Miss Carrie Ella Barney, daughter of George and Caroline Barney, died on March 17, 1873, at the age of 18. An obituary for Carrie, which appeared in the March 21, 1873 issue of the Sandusky Register, does not state her specific illness, but shares these words about Carrie:
"Always of slender frame and poor health, the mind of Miss Carrie was unusually developed, particularly in the direction of literature. Many of her poetical productions have been published in this paper and universally admired for the genius they displayed."

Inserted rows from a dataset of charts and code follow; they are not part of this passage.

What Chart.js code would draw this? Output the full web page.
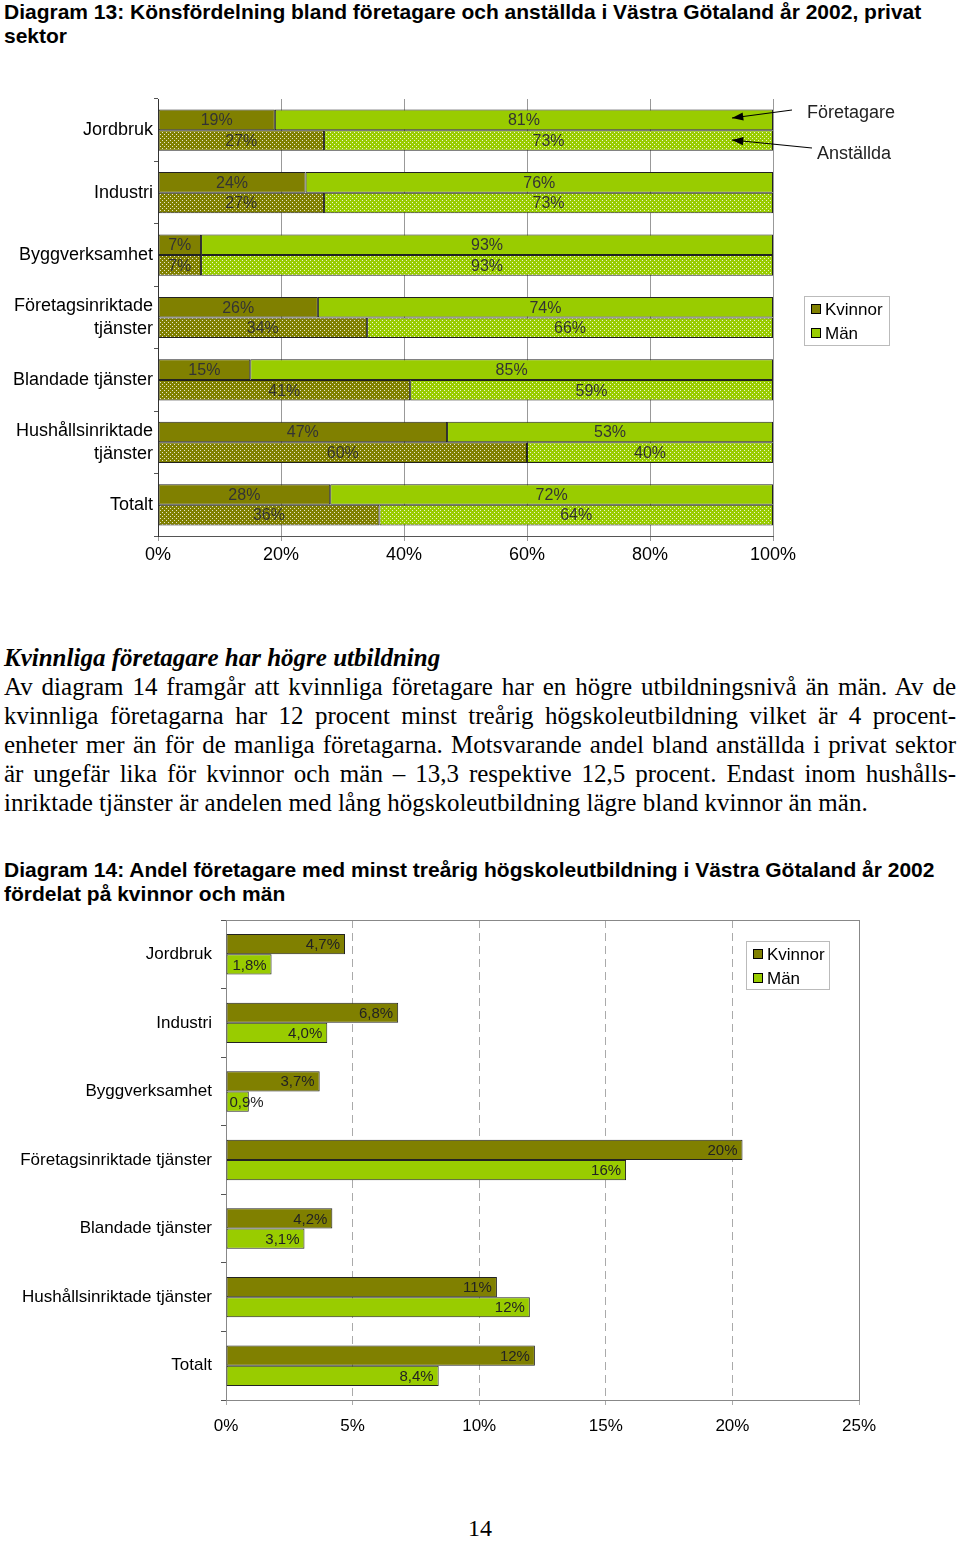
<!DOCTYPE html>
<html>
<head>
<meta charset="utf-8">
<script src="https://cdn.jsdelivr.net/npm/chart.js@4.4.1/dist/chart.umd.min.js"></script>
<style>
body { margin: 0; width: 960px; height: 1541px; position: relative; background: #fff; font-family: "Liberation Sans", Arial, sans-serif; color: #000; }
.title { position: absolute; left: 4px; width: 950px; font-weight: bold; font-size: 21px; line-height: 24px; }
.box { position: absolute; left: 0; width: 960px; }
.box canvas { display: block; }
.serif { font-family: "Liberation Serif", "Times New Roman", serif; }
.head { position: absolute; left: 4px; top: 643px; font-size: 25px; line-height: 29px; font-weight: bold; font-style: italic; }
.body { position: absolute; left: 4px; top: 672px; width: 952px; font-size: 25px; line-height: 29px; }
.body div { text-align: justify; text-align-last: justify; white-space: nowrap; }
.body div.last { text-align-last: left; }
.page { position: absolute; top: 1515px; left: 0; width: 960px; text-align: center; font-size: 24px; }
</style>
</head>
<body>
<div class="title" style="top:0">Diagram 13: Könsfördelning bland företagare och anställda i Västra Götaland år 2002, privat sektor</div>
<div class="box" style="top:90px;height:490px"><canvas id="c1" width="960" height="490"></canvas></div>

<div class="head serif">Kvinnliga företagare har högre utbildning</div>
<div class="body serif">
  <div>Av diagram 14 framgår att kvinnliga företagare har en högre utbildningsnivå än män. Av de</div>
  <div>kvinnliga företagarna har 12 procent minst treårig högskoleutbildning vilket är 4 procent-</div>
  <div>enheter mer än för de manliga företagarna. Motsvarande andel bland anställda i privat sektor</div>
  <div>är ungefär lika för kvinnor och män – 13,3 respektive 12,5 procent. Endast inom hushålls-</div>
  <div class="last">inriktade tjänster är andelen med lång högskoleutbildning lägre bland kvinnor än män.</div>
</div>

<div class="title" style="top:858px">Diagram 14: Andel företagare med minst treårig högskoleutbildning i Västra Götaland år 2002 fördelat på kvinnor och män</div>
<div class="box" style="top:905px;height:545px"><canvas id="c2" width="960" height="545"></canvas></div>

<div class="page serif">14</div>

<script>
// Diagram 13 data (procent)
var categories1 = ['Jordbruk', 'Industri', 'Byggverksamhet', ['Företagsinriktade', 'tjänster'], 'Blandade tjänster', ['Hushållsinriktade', 'tjänster'], 'Totalt'];
var foretagareKvinnor = [19, 24, 7, 26, 15, 47, 28];
var foretagareMan = [81, 76, 93, 74, 85, 53, 72];
var anstalldaKvinnor = [27, 27, 7, 34, 41, 60, 36];
var anstalldaMan = [73, 73, 93, 66, 59, 40, 64];

// Diagram 14 data (procent)
var categories2 = ['Jordbruk', 'Industri', 'Byggverksamhet', 'Företagsinriktade tjänster', 'Blandade tjänster', 'Hushållsinriktade tjänster', 'Totalt'];
var utbKvinnor = [4.7, 6.8, 3.7, 20.4, 4.2, 10.7, 12.2];
var utbMan = [1.8, 4.0, 0.9, 15.8, 3.1, 12.0, 8.4];

var OLIVE = '#808000';
var LIME = '#99cc00';
var FONT = '"Liberation Sans", Arial, sans-serif';

Chart.defaults.font.family = FONT;
Chart.defaults.color = '#000';

// dotted fill for Anställda bars
function dotted(color) {
  var c = document.createElement('canvas');
  c.width = 4; c.height = 4;
  var g = c.getContext('2d');
  g.fillStyle = color;
  g.fillRect(0, 0, 4, 4);
  g.fillStyle = 'rgba(255,255,255,0.8)';
  g.fillRect(0, 0, 1, 1);
  g.fillRect(2, 2, 1, 1);
  return g.createPattern(c, 'repeat');
}
var ctx1 = document.getElementById('c1').getContext('2d');

function drawLegend(ctx, x, y, w, h, items) {
  ctx.save();
  ctx.strokeStyle = '#bbb';
  ctx.lineWidth = 1;
  ctx.strokeRect(x + 0.5, y + 0.5, w, h);
  ctx.font = '17px ' + FONT;
  ctx.textBaseline = 'middle';
  items.forEach(function (it, i) {
    var cy = y + 13 + i * 24;
    ctx.fillStyle = it.color;
    ctx.fillRect(x + 7, cy - 5, 10, 10);
    ctx.strokeStyle = '#000';
    ctx.strokeRect(x + 7.5, cy - 4.5, 9, 9);
    ctx.fillStyle = '#000';
    ctx.fillText(it.text, x + 21, cy + 1);
  });
  ctx.restore();
}

function arrow(ctx, x1, y1, x2, y2) {
  var a = Math.atan2(y2 - y1, x2 - x1);
  ctx.beginPath();
  ctx.moveTo(x1, y1);
  ctx.lineTo(x2, y2);
  ctx.stroke();
  ctx.beginPath();
  ctx.moveTo(x2, y2);
  ctx.lineTo(x2 - 12 * Math.cos(a - 0.35), y2 - 12 * Math.sin(a - 0.35));
  ctx.lineTo(x2 - 12 * Math.cos(a + 0.35), y2 - 12 * Math.sin(a + 0.35));
  ctx.closePath();
  ctx.fill();
}

function noPad(s) {
  s.paddingTop = 0;
  s.paddingBottom = 0;
}

var labels1 = {
  id: 'labels1',
  afterDatasetsDraw: function (chart) {
    var ctx = chart.ctx;
    ctx.save();
    ctx.font = '16px ' + FONT;
    ctx.fillStyle = '#333';
    ctx.textAlign = 'center';
    ctx.textBaseline = 'middle';
    chart.data.datasets.forEach(function (ds, i) {
      chart.getDatasetMeta(i).data.forEach(function (bar, j) {
        ctx.fillText(ds.data[j] + '%', (bar.x + bar.base) / 2, bar.y + 1);
      });
    });
    // annotations
    ctx.textAlign = 'left';
    ctx.font = '18px ' + FONT;
    ctx.fillStyle = '#222';
    ctx.fillText('Företagare', 807, 23);
    ctx.fillText('Anställda', 817, 64);
    ctx.strokeStyle = '#000';
    ctx.fillStyle = '#000';
    ctx.lineWidth = 1.2;
    arrow(ctx, 792, 20, 732, 28);
    arrow(ctx, 812, 58, 732, 50);
    ctx.restore();
    drawLegend(ctx, 804, 206, 85, 49, [{ color: OLIVE, text: 'Kvinnor' }, { color: LIME, text: 'Män' }]);
  }
};

new Chart(ctx1, {
  type: 'bar',
  data: {
    labels: categories1,
    datasets: [
      { label: 'Kvinnor', data: foretagareKvinnor, stack: 'F', backgroundColor: OLIVE },
      { label: 'Män', data: foretagareMan, stack: 'F', backgroundColor: LIME },
      { label: 'Kvinnor anställda', data: anstalldaKvinnor, stack: 'A', backgroundColor: dotted(OLIVE) },
      { label: 'Män anställda', data: anstalldaMan, stack: 'A', backgroundColor: dotted(LIME) }
    ]
  },
  options: {
    indexAxis: 'y',
    responsive: false,
    animation: false,
    layout: { padding: { top: 9, right: 187, left: 0, bottom: 0 } },
    datasets: { bar: { borderColor: '#222', borderWidth: 1, borderSkipped: false, categoryPercentage: 0.66, barPercentage: 1 } },
    scales: {
      x: {
        stacked: true,
        min: 0,
        max: 100,
        ticks: { stepSize: 20, padding: 3, font: { size: 18 }, callback: function (v) { return v + '%'; } },
        grid: { color: '#999', tickLength: 5 },
        border: { color: '#555' },
        afterFit: function (s) { s.height = 44; }
      },
      y: {
        stacked: true,
        ticks: { padding: 1, font: { size: 18, lineHeight: 1.25 } },
        grid: { drawOnChartArea: false, tickLength: 4, color: '#555' },
        border: { color: '#333' },
        afterFit: function (s) { s.width = 158; noPad(s); }
      }
    },
    plugins: { legend: { display: false }, tooltip: { enabled: false } }
  },
  plugins: [labels1]
});

function fmt(v) {
  return v < 10 ? v.toFixed(1).replace('.', ',') + '%' : Math.round(v) + '%';
}

var labels2 = {
  id: 'labels2',
  beforeDatasetsDraw: function (chart) {
    var a = chart.chartArea;
    var ctx = chart.ctx;
    ctx.save();
    ctx.strokeStyle = '#888';
    ctx.lineWidth = 1;
    ctx.strokeRect(a.left + 0.5, a.top + 0.5, a.right - a.left, a.bottom - a.top);
    ctx.restore();
  },
  afterDatasetsDraw: function (chart) {
    var ctx = chart.ctx;
    ctx.save();
    ctx.font = '15px ' + FONT;
    ctx.fillStyle = '#222';
    ctx.textBaseline = 'middle';
    ctx.textAlign = 'left';
    chart.data.datasets.forEach(function (ds, i) {
      chart.getDatasetMeta(i).data.forEach(function (bar, j) {
        var t = fmt(ds.data[j]);
        var w = ctx.measureText(t).width;
        var x = Math.max(bar.x - 5 - w, bar.base + 3);
        ctx.fillText(t, x, bar.y + 1);
      });
    });
    ctx.restore();
    drawLegend(ctx, 746, 36, 83, 48, [{ color: OLIVE, text: 'Kvinnor' }, { color: LIME, text: 'Män' }]);
  }
};

new Chart(document.getElementById('c2').getContext('2d'), {
  type: 'bar',
  data: {
    labels: categories2,
    datasets: [
      { label: 'Kvinnor', data: utbKvinnor, backgroundColor: OLIVE },
      { label: 'Män', data: utbMan, backgroundColor: LIME }
    ]
  },
  options: {
    indexAxis: 'y',
    responsive: false,
    animation: false,
    layout: { padding: { top: 15, right: 101, left: 0, bottom: 0 } },
    datasets: { bar: { borderColor: '#222', borderWidth: 1, borderSkipped: false, categoryPercentage: 0.59, barPercentage: 1 } },
    scales: {
      x: {
        min: 0,
        max: 25,
        ticks: { stepSize: 5, padding: 11, font: { size: 17 }, callback: function (v) { return v + '%'; } },
        grid: { color: '#aaa', tickLength: 5 },
        border: { color: '#555', dash: [8, 5] },
        afterFit: function (s) { s.height = 50; }
      },
      y: {
        ticks: { padding: 9, font: { size: 17 } },
        grid: { drawOnChartArea: false, tickLength: 5, color: '#555' },
        border: { color: '#444' },
        afterFit: function (s) { s.width = 226; noPad(s); }
      }
    },
    plugins: { legend: { display: false }, tooltip: { enabled: false } }
  },
  plugins: [labels2]
});
</script>
</body>
</html>
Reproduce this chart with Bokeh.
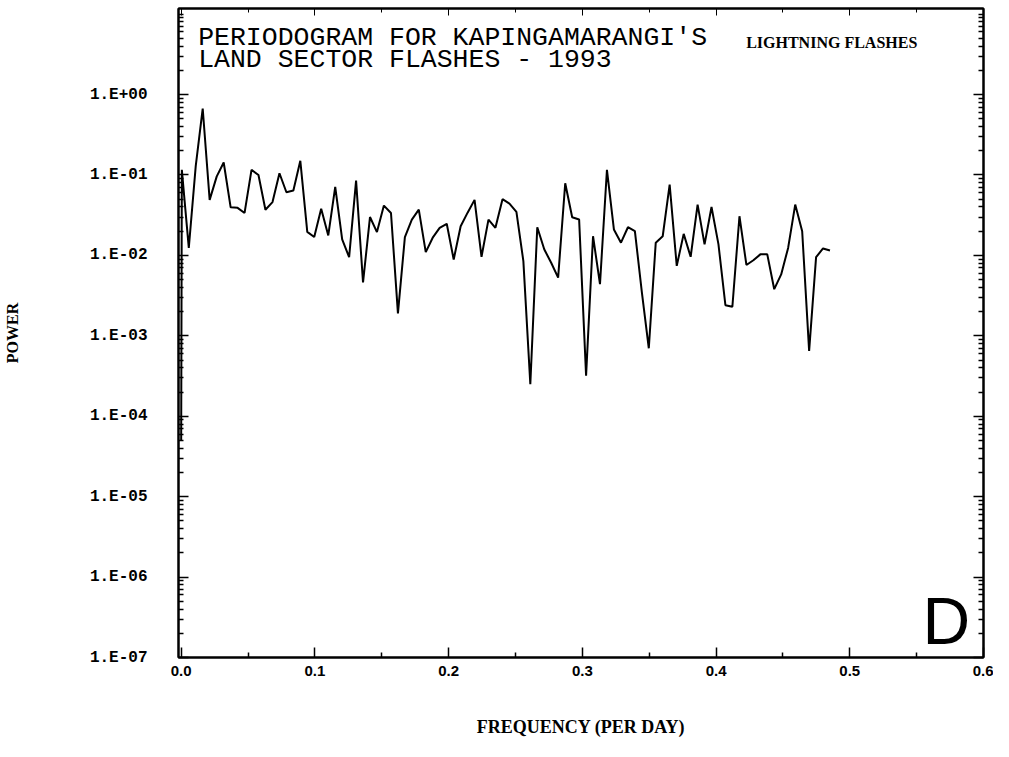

Several poems written by Carrie Ella Barney were published in the Sandusky Register between 1870 and 1872. One entitled "Grey Hairs" is especially poignant.
While we cannot be absolutely positive, I believe that the three graves which Carrie mentions in the second stanza of her poem refer to the graves of her younger sister and brother, and niece, all who died in infancy. I think that the person whose hair turned grey is Carrie's own dear mother, Caroline Stebbins Barney, who would outlive all but one of her five children.
Carrie's tombstone is in the shape of a tree stump, which is symbolic of a life cut short. Her stone also is adorned with a cross entwined with ivy.
Miss Carrie Ella Barney is buried with many of her extended family members in the Barney lot at Sandusky's Oakland Cemetery.